Set exercise
Without the images, write out the whole listing exactly.

════════════════

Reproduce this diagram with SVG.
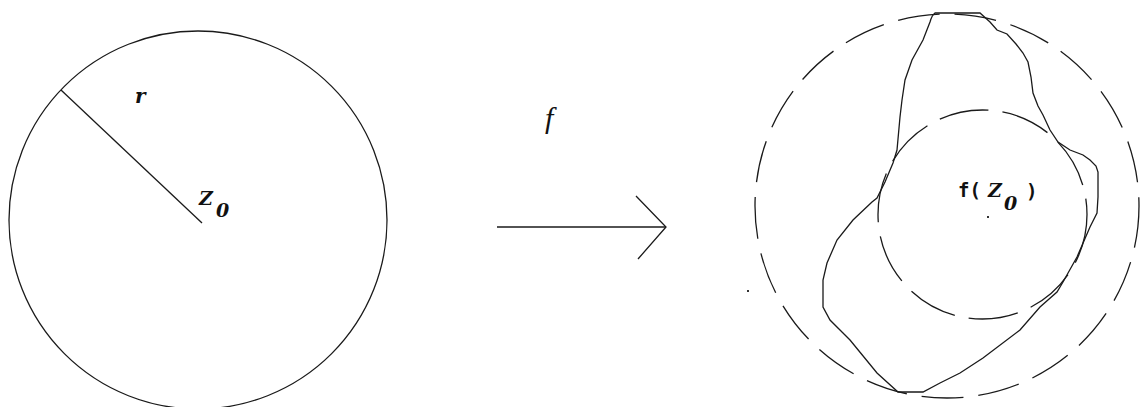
<svg xmlns="http://www.w3.org/2000/svg" width="1144" height="407" viewBox="0 0 1144 407">
<style>
.ln{fill:none;stroke:#1a1a1a;stroke-width:1.3}
.d1{stroke-dasharray:42 15}
.d2{stroke-dasharray:50 14}
.bi{font-family:"DejaVu Serif","Liberation Serif",serif;font-weight:bold;font-style:italic;fill:#111}
.it{font-family:"Liberation Serif","DejaVu Serif",serif;font-style:italic;fill:#111}
.mono{font-family:"DejaVu Sans Mono","Liberation Mono",monospace;font-weight:bold;fill:#111}
</style>
<rect width="1144" height="407" fill="#fff"/>
<g id="domain">
<circle class="ln" cx="198" cy="220" r="189"/>
<line class="ln" x1="61" y1="90" x2="202" y2="223"/>
<text class="bi" x="135" y="103" font-size="20">r</text>
<text class="bi" x="199" y="205" font-size="19">Z</text>
<text class="bi" x="216" y="217" font-size="19">0</text>
</g>
<g id="connectors">
<line class="ln" x1="497" y1="227" x2="666" y2="227"/>
<polyline class="ln" points="636,196 666,227 638,259"/>
<text class="it" x="545" y="128" font-size="30">f</text>
</g>
<g id="image">
<circle class="ln d1" cx="947" cy="206" r="192"/>
<circle class="ln d2" cx="982.5" cy="214.5" r="104.5"/>
<path class="ln" d="M935,13 L980,13 L990,22 L997,30 L1007,34 L1016,44 L1023,53 L1028,62 L1031,77 L1033,93 L1038,106 L1043,115 L1050,130 L1058,142 L1070,150 L1083,155 L1090,160 L1096,166 L1098,172 L1098,197 L1097,213 L1090,227 L1077,257 L1063,282 L1057,292 L1040,307 L1020,330 L983,358 L960,373 L940,383 L923,392 L898,392 L877,373 L850,340 L830,320 L823,307 L823,280 L827,263 L837,240 L853,220 L872,202 L877,198 L885,182 L893,163 L897,150 L900,117 L902,100 L905,80 L912,60 L923,40 L930,22 Q932,15 935,13 Z"/>
<text class="mono" x="958" y="197" font-size="19">f(</text>
<text class="bi" x="988" y="197" font-size="19">Z</text>
<text class="bi" x="1004" y="210" font-size="19">0</text>
<text class="mono" x="1026" y="198" font-size="19">)</text>
<rect x="987" y="216" width="2" height="2" fill="#333"/>
<rect x="747" y="290" width="2" height="2" fill="#333"/>
</g>
</svg>
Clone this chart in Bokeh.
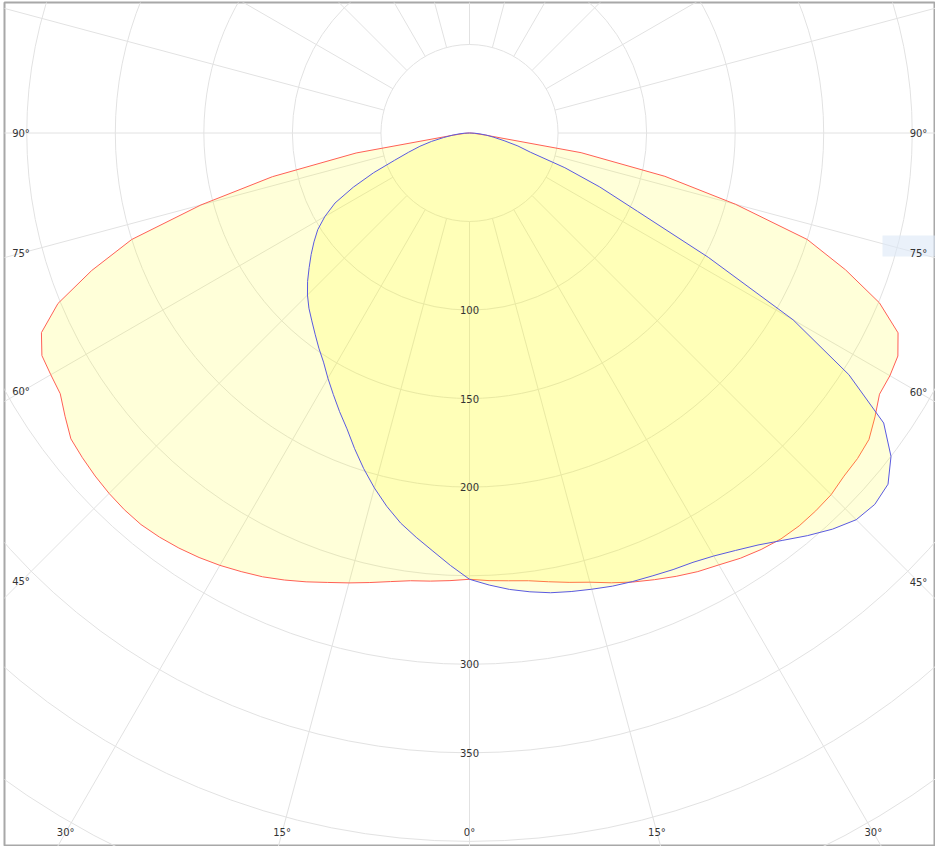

════════════════

Exercise response
Reproduce this diagram with SVG.
<svg xmlns="http://www.w3.org/2000/svg" width="1144" height="407" viewBox="0 0 1144 407">
<style>
.ln{fill:none;stroke:#1a1a1a;stroke-width:1.3}
.d1{stroke-dasharray:42 15}
.d2{stroke-dasharray:50 14}
.bi{font-family:"DejaVu Serif","Liberation Serif",serif;font-weight:bold;font-style:italic;fill:#111}
.it{font-family:"Liberation Serif","DejaVu Serif",serif;font-style:italic;fill:#111}
.mono{font-family:"DejaVu Sans Mono","Liberation Mono",monospace;font-weight:bold;fill:#111}
</style>
<rect width="1144" height="407" fill="#fff"/>
<g id="domain">
<circle class="ln" cx="198" cy="220" r="189"/>
<line class="ln" x1="61" y1="90" x2="202" y2="223"/>
<text class="bi" x="135" y="103" font-size="20">r</text>
<text class="bi" x="199" y="205" font-size="19">Z</text>
<text class="bi" x="216" y="217" font-size="19">0</text>
</g>
<g id="connectors">
<line class="ln" x1="497" y1="227" x2="666" y2="227"/>
<polyline class="ln" points="636,196 666,227 638,259"/>
<text class="it" x="545" y="128" font-size="30">f</text>
</g>
<g id="image">
<circle class="ln d1" cx="947" cy="206" r="192"/>
<circle class="ln d2" cx="982.5" cy="214.5" r="104.5"/>
<path class="ln" d="M935,13 L980,13 L990,22 L997,30 L1007,34 L1016,44 L1023,53 L1028,62 L1031,77 L1033,93 L1038,106 L1043,115 L1050,130 L1058,142 L1070,150 L1083,155 L1090,160 L1096,166 L1098,172 L1098,197 L1097,213 L1090,227 L1077,257 L1063,282 L1057,292 L1040,307 L1020,330 L983,358 L960,373 L940,383 L923,392 L898,392 L877,373 L850,340 L830,320 L823,307 L823,280 L827,263 L837,240 L853,220 L872,202 L877,198 L885,182 L893,163 L897,150 L900,117 L902,100 L905,80 L912,60 L923,40 L930,22 Q932,15 935,13 Z"/>
<text class="mono" x="958" y="197" font-size="19">f(</text>
<text class="bi" x="988" y="197" font-size="19">Z</text>
<text class="bi" x="1004" y="210" font-size="19">0</text>
<text class="mono" x="1026" y="198" font-size="19">)</text>
<rect x="987" y="216" width="2" height="2" fill="#333"/>
<rect x="747" y="290" width="2" height="2" fill="#333"/>
</g>
</svg>
Clone this chart in Bokeh.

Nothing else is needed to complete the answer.